If you don’t believe, us, just watch a preseason game.
Only: here we get to the first hurdle. The players and coaches are gearing up for a style of play that the broadcast, the statistics, and the commentators simply don’t understand.
THE HERO SHOT MISSES THE HERO
Google’s AI reports “in basketball TV coverage, a ‘hero shot’ is a camera technique used to capture and highlight a player who has just made a crucial or exciting play. It’s a big part of the broadcast. In football, hero shots show us a player celebrating a sack, first down, or touchdown. Baseball has amazing slow motion hero shots, where we get to see the actual spin of the ball as it leaves a pitcher’s fingers and reaches the plate, an epic stolen base, or the magnificently powerful swing of a great hitter making contact with that spinning ball.
And in those sports, play stops to give a pause when that heroic replay can roll.
In basketball, though, the directors generally just sacrifice a little time inbounding and bringing up the ball to get those moments into the broadcast. There’s a reason NBA arenas have all those cameras under the basket. They seldom show those low angles as the play is unfolding, but after a killer score, they’ll almost always cut to a tight shot of, say, Giannis flexing. It’s a fun moment to focus tight on something moving while nothing much happens during the ho-hum part of the game when the opponents inbound the ball. It worked for a long time and maybe now not at all.

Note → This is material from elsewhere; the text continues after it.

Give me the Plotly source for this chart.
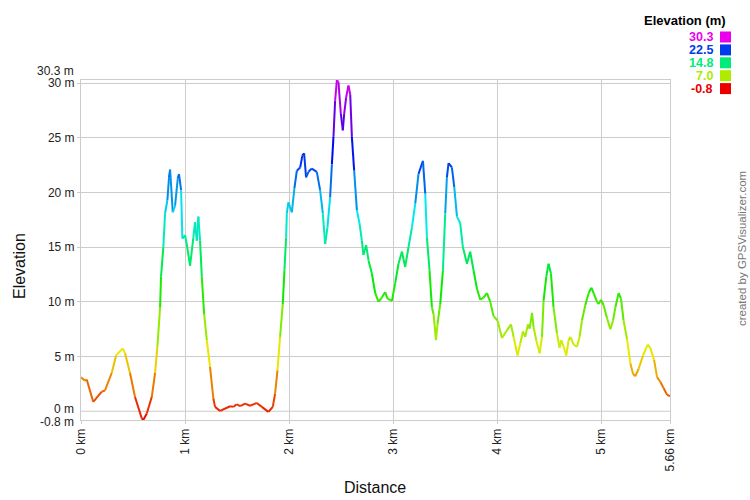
import colorsys
import plotly.graph_objects as go

# ---- data ----
dist_km = [0.0, 0.038, 0.055, 0.118, 0.199, 0.231, 0.295, 0.337, 0.401, 0.423, 0.471, 0.519, 0.584, 0.599,
           0.632, 0.680, 0.712, 0.734, 0.760, 0.769, 0.791, 0.808, 0.830, 0.846, 0.856, 0.882, 0.904, 0.930,
           0.942, 0.962, 0.974, 1.000, 1.016, 1.048, 1.080, 1.096, 1.113, 1.128, 1.144, 1.161, 1.183, 1.209,
           1.240, 1.272, 1.288, 1.337, 1.433, 1.464, 1.497, 1.529, 1.577, 1.625, 1.689, 1.738, 1.801, 1.843,
           1.865, 1.888, 1.913, 1.939, 1.955, 1.971, 1.978, 1.993, 2.026, 2.051, 2.074, 2.106, 2.128, 2.144,
           2.163, 2.186, 2.218, 2.266, 2.298, 2.324, 2.346, 2.368, 2.394, 2.411, 2.426, 2.442, 2.459, 2.474,
           2.497, 2.516, 2.529, 2.548, 2.570, 2.587, 2.603, 2.625, 2.651, 2.676, 2.699, 2.714, 2.740, 2.763,
           2.795, 2.827, 2.859, 2.891, 2.923, 2.945, 2.988, 3.019, 3.051, 3.084, 3.115, 3.147, 3.180, 3.212,
           3.243, 3.286, 3.308, 3.324, 3.349, 3.372, 3.388, 3.411, 3.426, 3.452, 3.478, 3.500, 3.516, 3.532,
           3.564, 3.587, 3.613, 3.644, 3.670, 3.709, 3.740, 3.772, 3.805, 3.837, 3.868, 3.901, 3.933, 3.964,
           4.003, 4.045, 4.093, 4.132, 4.157, 4.195, 4.221, 4.247, 4.269, 4.295, 4.311, 4.334, 4.349, 4.375,
           4.407, 4.430, 4.445, 4.471, 4.493, 4.516, 4.541, 4.574, 4.599, 4.615, 4.638, 4.663, 4.686, 4.702,
           4.734, 4.766, 4.791, 4.814, 4.846, 4.878, 4.904, 4.926, 4.959, 4.974, 4.997, 5.022, 5.055, 5.087,
           5.113, 5.135, 5.166, 5.189, 5.214, 5.247, 5.279, 5.305, 5.327, 5.359, 5.401, 5.445, 5.471, 5.507,
           5.536, 5.567, 5.599, 5.632, 5.66]
elev_m = [3.1, 2.8, 2.9, 0.85, 1.8, 1.9, 3.5, 5.1, 5.75, 5.3, 3.5, 1.3, -0.65, -0.8,
          -0.2, 1.3, 3.5, 5.9, 9.5, 12.3, 15.0, 18.1, 19.3, 21.4, 22.1, 18.2, 18.8, 21.3,
          21.7, 20.2, 15.8, 16.1, 15.3, 13.3, 15.9, 17.3, 15.6, 17.8, 15.6, 12.3, 8.9, 6.5,
          4.05, 1.16, 0.4, 0.03, 0.46, 0.4, 0.64, 0.46, 0.7, 0.5, 0.76, 0.4, -0.06, 0.4,
          1.6, 3.75, 6.8, 9.8, 12.9, 15.9, 18.1, 19.1, 18.2, 20.4, 22.0, 22.3, 23.4, 23.6,
          21.4, 21.9, 22.2, 21.9, 20.2, 18.1, 15.3, 16.8, 19.6, 22.6, 25.1, 28.4, 30.3, 30.1,
          27.2, 25.7, 27.2, 28.7, 29.8, 29.0, 25.1, 22.0, 18.4, 17.2, 15.6, 14.3, 15.2, 13.8,
          12.6, 10.8, 10.0, 10.4, 10.9, 10.3, 10.1, 11.7, 13.5, 14.6, 13.2, 15.0, 16.8, 19.0,
          21.7, 22.9, 19.9, 15.9, 12.9, 9.5, 8.9, 6.5, 8.0, 9.8, 12.9, 18.1, 21.4, 22.7,
          22.3, 20.5, 17.8, 17.2, 15.0, 13.5, 14.6, 12.9, 11.2, 10.2, 10.4, 10.8, 10.0, 8.7,
          8.3, 6.7, 7.4, 7.95, 6.8, 5.1, 6.2, 7.3, 6.8, 7.95, 7.55, 9.0, 7.7, 6.5,
          5.3, 6.8, 10.1, 12.3, 13.5, 12.6, 9.5, 7.1, 5.8, 6.5, 5.9, 5.1, 6.5, 6.8,
          6.1, 5.9, 6.8, 8.3, 9.7, 10.8, 11.3, 10.8, 10.0, 9.8, 10.2, 9.7, 8.5, 7.5,
          8.3, 9.5, 10.8, 10.3, 8.3, 6.6, 4.4, 3.4, 3.2, 3.9, 5.1, 6.1, 5.8, 4.7,
          3.1, 2.7, 2.1, 1.5, 1.4]

x_tick_vals = [0, 1, 2, 3, 4, 5, 5.66]
x_tick_text = ["0 km", "1 km", "2 km", "3 km", "4 km", "5 km", "5.66 km"]
y_tick_vals = [5, 10, 15, 20, 25, 30]
y_tick_text = ["5 m", "10 m", "15 m", "20 m", "25 m", "30 m"]
legend_values = [30.3, 22.5, 14.8, 7.0, -0.8]

E_MIN, E_MAX = -0.8, 30.3


def elev_color(v):
    t = (v - E_MIN) / (E_MAX - E_MIN)
    t = max(0.0, min(1.0, t))
    r, g, b = colorsys.hsv_to_rgb(300.0 * t / 360.0, 1.0, 0.92)
    return "rgb(%d,%d,%d)" % (round(r * 255), round(g * 255), round(b * 255))


fig = go.Figure()
for i in range(len(dist_km) - 1):
    mid = (elev_m[i] + elev_m[i + 1]) / 2.0
    fig.add_trace(go.Scatter(
        x=[dist_km[i], dist_km[i + 1]], y=[elev_m[i], elev_m[i + 1]],
        mode="lines", line=dict(color=elev_color(mid), width=2),
        hoverinfo="skip", showlegend=False))

W, H = 750, 500
L, R, T, B = 81, 80, 80, 80
PW, PH = W - L - R, H - T - B


def px(xp):
    return (xp - L) / PW


def py(yp):
    return (H - B - yp) / PH


FONT = "Liberation Sans, Arial, sans-serif"
TICKC = "#222"
annotations = []
shapes = []

# zero gridline
shapes.append(dict(type="line", xref="paper", yref="y", x0=0, x1=1, y0=0, y1=0,
                   line=dict(color="#cccccc", width=1), layer="below"))
# special y labels (top / bottom extremes and zero) placed like the reference
annotations.append(dict(x=0, y=30.3, xref="paper", yref="y", text="30.3 m", showarrow=False,
                        xanchor="right", yanchor="middle", xshift=-5, yshift=9,
                        font=dict(family=FONT, size=12, color=TICKC)))
annotations.append(dict(x=0, y=0, xref="paper", yref="y", text="0 m", showarrow=False,
                        xanchor="right", yanchor="middle", xshift=-5, yshift=2,
                        font=dict(family=FONT, size=12, color=TICKC)))
annotations.append(dict(x=0, y=-0.8, xref="paper", yref="y", text="-0.8 m", showarrow=False,
                        xanchor="right", yanchor="middle", xshift=-5, yshift=-2,
                        font=dict(family=FONT, size=12, color=TICKC)))
# axis titles
annotations.append(dict(x=px(19), y=py(266), xref="paper", yref="paper", text="Elevation", showarrow=False,
                        xanchor="center", yanchor="middle",
                        textangle=-90, font=dict(family=FONT, size=16, color="#111")))
annotations.append(dict(x=px(375), y=py(487), xref="paper", yref="paper", text="Distance", showarrow=False,
                        xanchor="center", yanchor="middle",
                        font=dict(family=FONT, size=16, color="#111")))
# watermark
annotations.append(dict(x=px(742), y=py(249), xref="paper", yref="paper", text="created by GPSVisualizer.com",
                        xanchor="center", yanchor="middle",
                        showarrow=False, textangle=-90, font=dict(family=FONT, size=11.5, color="#777")))
# legend
annotations.append(dict(x=px(728), y=py(21), xref="paper", yref="paper", text="<b>Elevation (m)</b>",
                        showarrow=False, xanchor="right", yanchor="middle",
                        font=dict(family=FONT, size=13, color="#000")))
for k, v in enumerate(legend_values):
    yc = 37 + k * 12.9
    col = elev_color(v)
    annotations.append(dict(x=px(715), y=py(yc), xref="paper", yref="paper", text="<b>%.1f</b>" % v,
                            showarrow=False, xanchor="right", yanchor="middle",
                            font=dict(family=FONT, size=12.5, color=col)))
    shapes.append(dict(type="rect", xref="paper", yref="paper",
                       x0=px(720), x1=px(731), y0=py(yc - 5.5), y1=py(yc + 5.5),
                       fillcolor=col, line=dict(width=0)))

fig.update_layout(
    width=W, height=H,
    margin=dict(l=L, r=R, t=T, b=B, autoexpand=False),
    paper_bgcolor="white", plot_bgcolor="white",
    font=dict(family=FONT, size=12, color=TICKC),
    showlegend=False,
    annotations=annotations,
    shapes=shapes,
    xaxis=dict(range=[0, 5.66], tickvals=x_tick_vals, ticktext=x_tick_text, tickangle=-90,
               showgrid=True, gridcolor="#cccccc", gridwidth=1, zeroline=False,
               showline=True, linecolor="#cccccc", linewidth=1, mirror=True,
               ticks="outside", ticklen=3, tickcolor="#cccccc", automargin=False,
               tickfont=dict(family=FONT, size=12, color=TICKC)),
    yaxis=dict(range=[-0.8, 30.3], tickvals=y_tick_vals, ticktext=y_tick_text,
               showgrid=True, gridcolor="#cccccc", gridwidth=1, zeroline=False,
               showline=True, linecolor="#cccccc", linewidth=1, mirror=True,
               ticks="outside", ticklen=3, tickcolor="#cccccc", automargin=False,
               tickfont=dict(family=FONT, size=12, color=TICKC)),
)

fig.write_html("out.html", config={"displayModeBar": False},
               post_script="document.body.style.margin='0px';")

If preseason is any indication, we are in for a wild ride, because the moment after a make isn’t boring anymore. I bet broadcasters missed hundreds of exciting Pacers plays last year–steals, tipped balls, balls forced out of bounds, all kinds of stuff. If you’re a Pacer fan you know how annoying it is to have an opponent fill your screen while Quinn Buckner says something like “McConnell!!” and only later do you get to see that the Pacers’ guard made a brilliant highlight stealing the ball in the backcourt.
In last week’s Kings at Blazers game, with 3:13 left in the first quarter, the broadcast cut away from the action on the court to show a Blazers logo, and then a replay of Jrue Holiday driving to his left, and then pulling up for a floater to put the Blazers up three. But before the replay had even begun, while we were staring at a screen full of logo, the play-by-play guy was saying “now they come up with a backcourt steal! And the ball’s deflected. It’s going to be Portland ball.” That moment is lost to time. When the camera returned to live action, players were making their way to the bench for a timeout. Nine minutes into the game, this was the second exciting-sounding Blazer backcourt defensive play that didn’t make the broadcast.

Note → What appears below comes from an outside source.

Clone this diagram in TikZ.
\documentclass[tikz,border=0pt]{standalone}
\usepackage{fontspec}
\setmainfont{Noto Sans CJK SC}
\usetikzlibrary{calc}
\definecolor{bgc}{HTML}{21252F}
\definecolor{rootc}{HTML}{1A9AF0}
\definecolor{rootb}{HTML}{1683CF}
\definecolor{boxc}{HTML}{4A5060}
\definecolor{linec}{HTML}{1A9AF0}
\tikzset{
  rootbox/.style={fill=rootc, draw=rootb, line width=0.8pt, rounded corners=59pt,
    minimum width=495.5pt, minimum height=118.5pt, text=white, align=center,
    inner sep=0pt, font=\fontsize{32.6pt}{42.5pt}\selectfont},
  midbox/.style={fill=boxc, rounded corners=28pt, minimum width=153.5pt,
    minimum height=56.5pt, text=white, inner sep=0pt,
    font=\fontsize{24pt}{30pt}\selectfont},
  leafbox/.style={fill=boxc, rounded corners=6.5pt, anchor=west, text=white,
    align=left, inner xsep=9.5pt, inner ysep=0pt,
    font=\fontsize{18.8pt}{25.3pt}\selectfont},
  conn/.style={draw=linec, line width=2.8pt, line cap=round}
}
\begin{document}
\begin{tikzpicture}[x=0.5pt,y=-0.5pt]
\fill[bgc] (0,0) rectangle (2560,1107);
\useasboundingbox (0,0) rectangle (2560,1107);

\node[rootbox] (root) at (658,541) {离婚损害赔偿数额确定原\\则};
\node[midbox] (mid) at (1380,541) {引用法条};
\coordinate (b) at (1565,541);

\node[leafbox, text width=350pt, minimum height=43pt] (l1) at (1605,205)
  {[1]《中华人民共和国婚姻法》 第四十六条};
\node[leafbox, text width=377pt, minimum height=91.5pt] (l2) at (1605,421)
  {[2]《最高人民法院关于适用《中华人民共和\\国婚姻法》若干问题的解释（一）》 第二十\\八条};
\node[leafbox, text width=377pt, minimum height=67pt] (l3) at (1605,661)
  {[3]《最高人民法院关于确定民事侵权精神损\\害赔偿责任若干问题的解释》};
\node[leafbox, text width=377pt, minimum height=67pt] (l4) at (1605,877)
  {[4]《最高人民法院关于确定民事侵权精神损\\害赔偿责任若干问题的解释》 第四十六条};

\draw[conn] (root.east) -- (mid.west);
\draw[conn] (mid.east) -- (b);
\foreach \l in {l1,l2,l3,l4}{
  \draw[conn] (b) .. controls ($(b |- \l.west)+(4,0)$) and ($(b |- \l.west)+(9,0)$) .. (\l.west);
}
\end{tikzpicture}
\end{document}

The players are adjusting, hopefully the broadcasts will, too.

NO STAT IN THE WORLD
Now let’s consider Pacers’ benchwarmer Ben Sheppard. Sometimes he’d play in crunch time, more often he’d be resting down the row from Rick Carlisle. Sheppard makes roughly a quarter of an average NBA income. But when Donovan Mitchell and Jalen Brunson grabbed their knees from fatigue in the fourth quarter of playoff games, it was because they had been worn out by a whole relay team of Pacers. The Pacers throw many athletes at top opponents, it’s not a fair fight. While the super fresh Sheppard hassled Brunson in the photo above, Tyrese Haliburton, Andrew Nembhard, and Aaron Nesmith all rested and got ready to go even harder and faster when they next played Brunson. The deep-bench strategy doesn’t help the Pacers much in the first quarter before opponents get exhausted, but it pays off over time as circumstances deplete Brunsons. Sheppard deserves immense credit for helping to drain Brunson’s battery.

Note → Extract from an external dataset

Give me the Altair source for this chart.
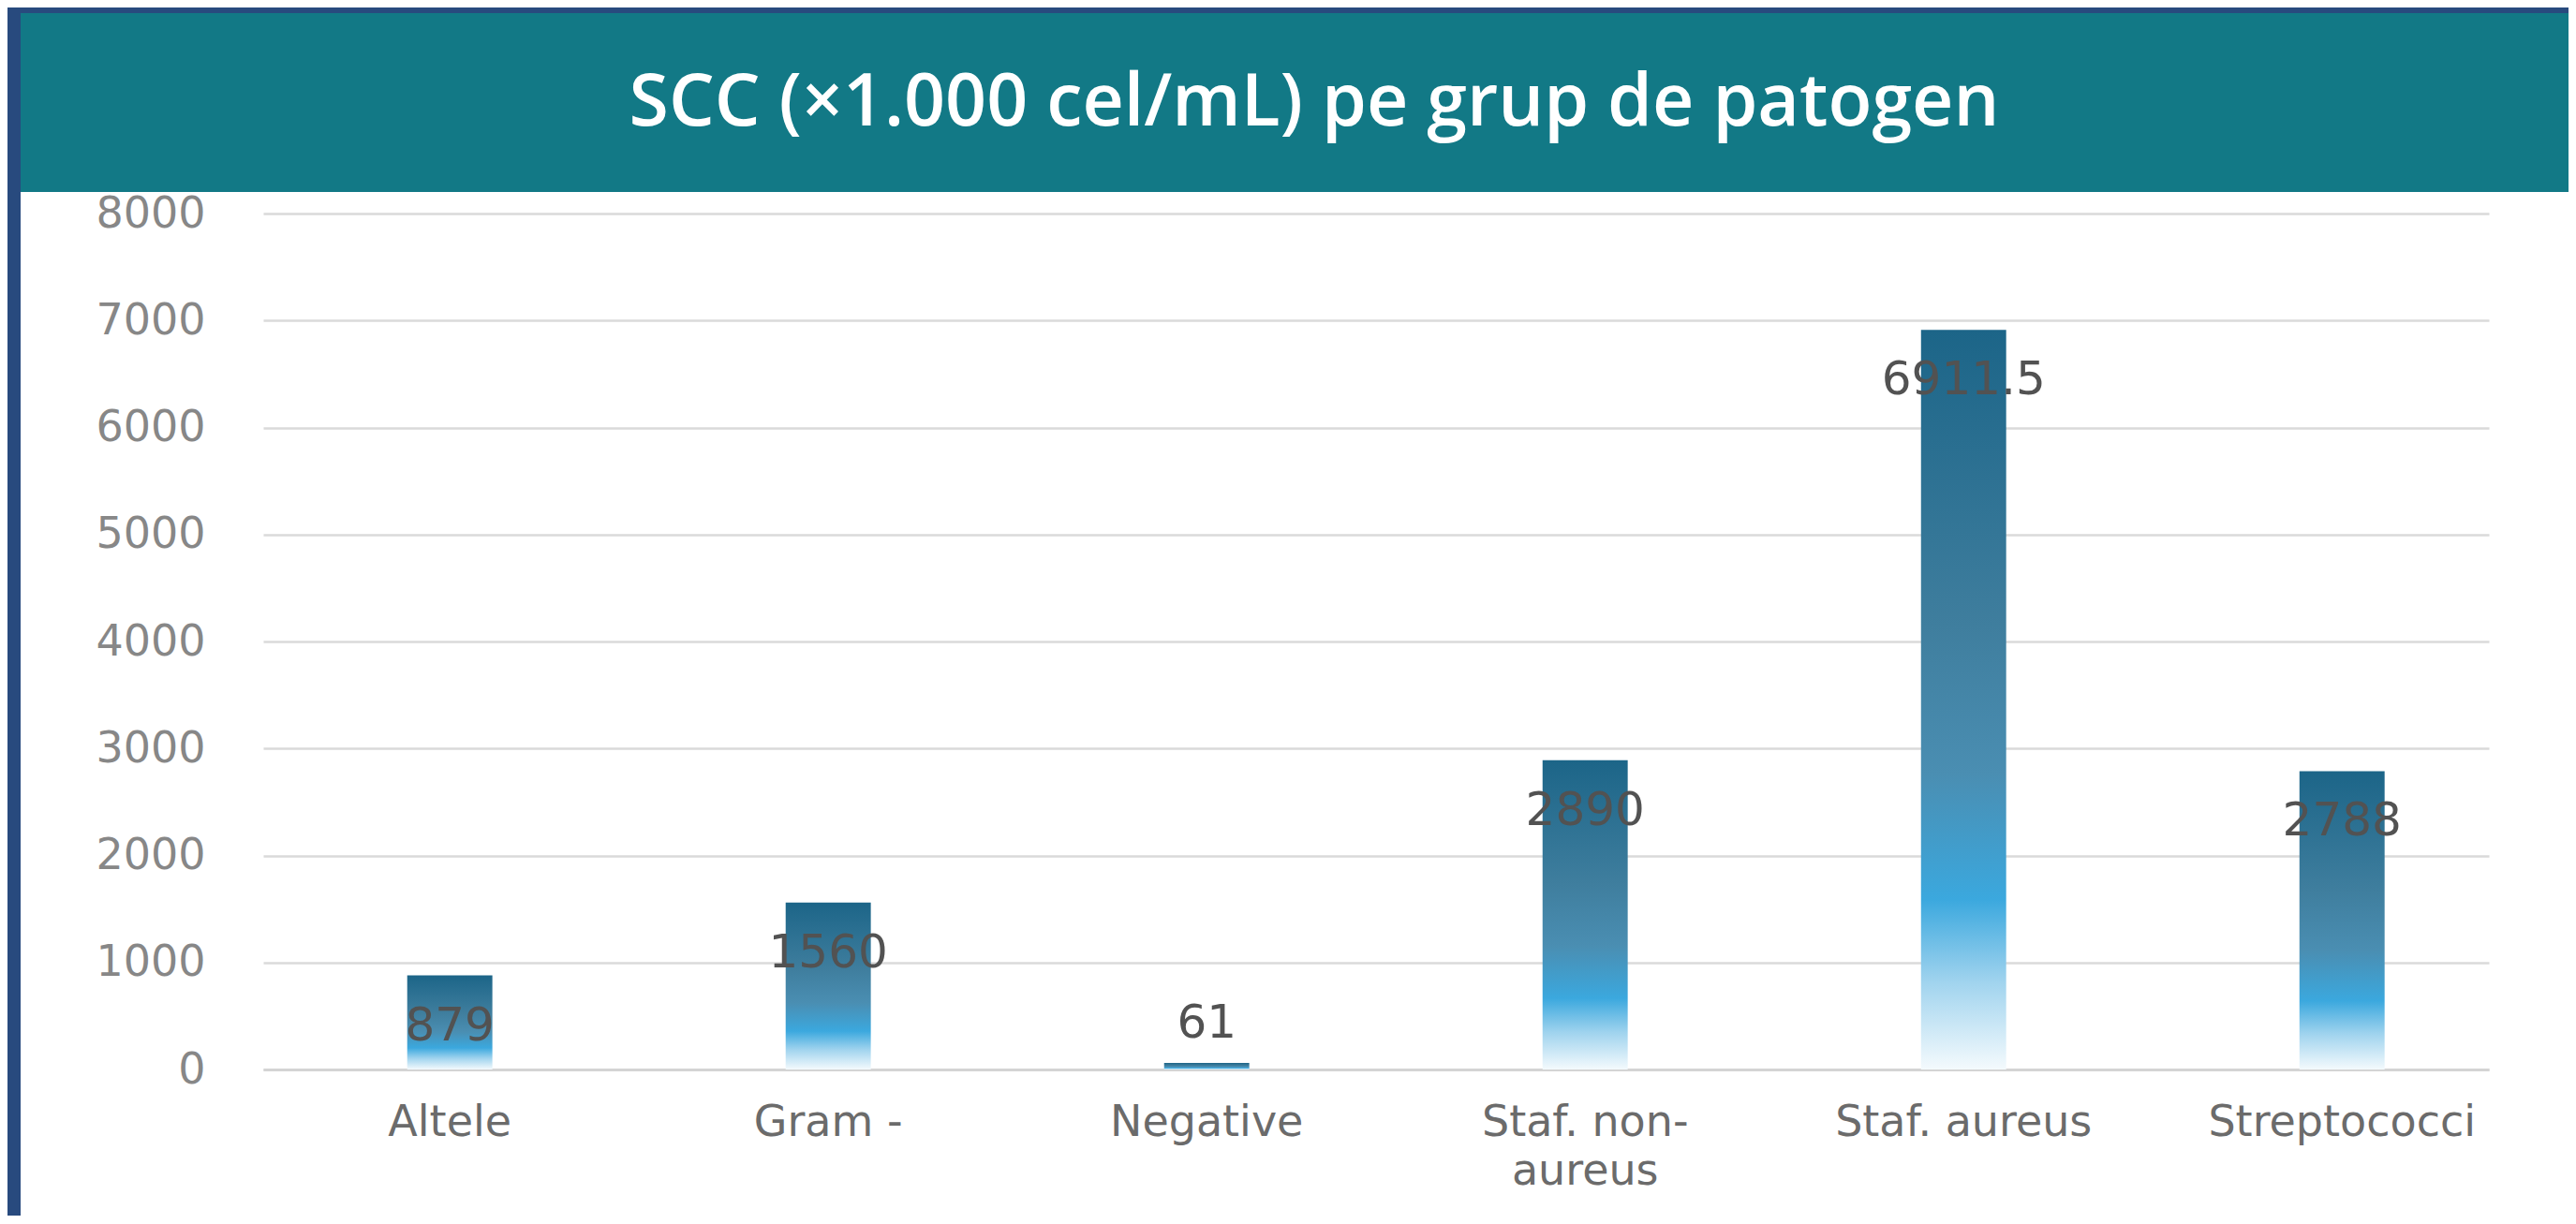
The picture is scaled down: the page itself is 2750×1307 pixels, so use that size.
import altair as alt
import pandas as pd

TITLE = "SCC (×1.000 cel/mL) pe grup de patogen"
categories = ["Altele", "Gram -", "Negative", "Staf. non-aureus", "Staf. aureus", "Streptococci"]
values = [879, 1560, 61, 2890, 6911.5, 2788]
value_labels = ["879", "1560", "61", "2890", "6911.5", "2788"]
y_ticks = [0, 1000, 2000, 3000, 4000, 5000, 6000, 7000, 8000]

df = pd.DataFrame({"cat": categories, "val": values, "lbl": value_labels})

DARK_BLUE = "#284a7e"
TEAL = "#127986"
FONT = "DejaVu Sans"

PLOT_LEFT = 259
PLOT_RIGHT = 2635

grad = alt.Gradient(
    gradient="linear", x1=0, x2=0, y1=0, y2=1,
    stops=[
        alt.GradientStop(offset=0, color="#1c6588"),
        alt.GradientStop(offset=0.40, color="#3f7e9e"),
        alt.GradientStop(offset=0.60, color="#4a8eb2"),
        alt.GradientStop(offset=0.77, color="#3ba8de"),
        alt.GradientStop(offset=0.88, color="#9fd3ee"),
        alt.GradientStop(offset=1, color="#f4fafd"),
    ],
)

x_scale = alt.Scale(range=[PLOT_LEFT, PLOT_RIGHT], paddingInner=0.775, paddingOuter=0.328, align=0.58)
x_enc = alt.X(
    "cat:N", sort=categories, scale=x_scale,
    axis=alt.Axis(
        title=None, labelAngle=0, labelFont=FONT, labelFontSize=46,
        labelColor="#6b6b6b", labelPadding=34, ticks=False, tickSize=0,
        domainColor="#d4d4d4", domainWidth=3, labelLineHeight=52, labelLimit=500,
        labelExpr="datum.label == 'Staf. non-aureus' ? ['Staf. non-', 'aureus'] : datum.label",
    ),
)
y_enc = alt.Y(
    "val:Q", scale=alt.Scale(domain=[0, 8000]),
    axis=alt.Axis(
        values=y_ticks, format="d", title=None, labelFont=FONT, labelFontSize=46,
        labelColor="#878787", labelPadding=62, ticks=False, tickSize=0,
        domain=False, gridColor="#dadada", gridWidth=2.5, offset=-PLOT_LEFT,
    ),
)

base = alt.Chart(df)
bars = base.mark_bar(color=grad).encode(x=x_enc, y=y_enc)
txt_in = base.transform_filter("datum.val >= 500").mark_text(
    font=FONT, fontSize=50, color="#525252", dy=54, baseline="middle"
).encode(x=alt.X("cat:N", sort=categories), y="val:Q", text="lbl:N")
txt_out = base.transform_filter("datum.val < 500").mark_text(
    font=FONT, fontSize=50, color="#525252", dy=-42, baseline="middle"
).encode(x=alt.X("cat:N", sort=categories), y="val:Q", text="lbl:N")

main = alt.layer(bars, txt_in, txt_out).properties(width=2720, height=914)

title_chart = alt.Chart(pd.DataFrame({"t": [TITLE]})).mark_text(
    font="Open Sans", fontSize=77, fontWeight=600, color="white",
    align="center", baseline="middle"
).encode(text="t:N", x=alt.value(1381), y=alt.value(97)).properties(
    width=2720, height=191, view=alt.ViewBackground(fill=TEAL, strokeWidth=0)
)

blank = pd.DataFrame({"a": [0]})
top_strip = alt.Chart(blank).mark_point(size=0, opacity=0, strokeWidth=0).encode(
    x=alt.value(0), y=alt.value(0)
).properties(width=2720, height=6, view=alt.ViewBackground(fill=DARK_BLUE, strokeWidth=0))

left_strip = alt.Chart(blank).mark_point(size=0, opacity=0, strokeWidth=0).encode(
    x=alt.value(0), y=alt.value(0)
).properties(width=14, height=1290, view=alt.ViewBackground(fill=DARK_BLUE, strokeWidth=0))

right = alt.vconcat(top_strip, title_chart, main, spacing=0)
chart = alt.hconcat(left_strip, right, spacing=0).properties(padding=0).configure(
    background="white"
).configure_view(strokeWidth=0)

chart.save("out.html", embed_options={"renderer": "svg", "actions": False})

But the statistics we have fall generally into two categories: counting stats (which miss most of what matters about defense because we only record blocks and rebounds but not stops and denials) and plus/minus-based stats that assess how a team does when a player is on the court.
Neither has anything to say about the value of wearing out Brunson in the third quarter so the Pacers outperform the Knicks late in the fourth. But it’s a real enough strategy that most of the NBA is copying it.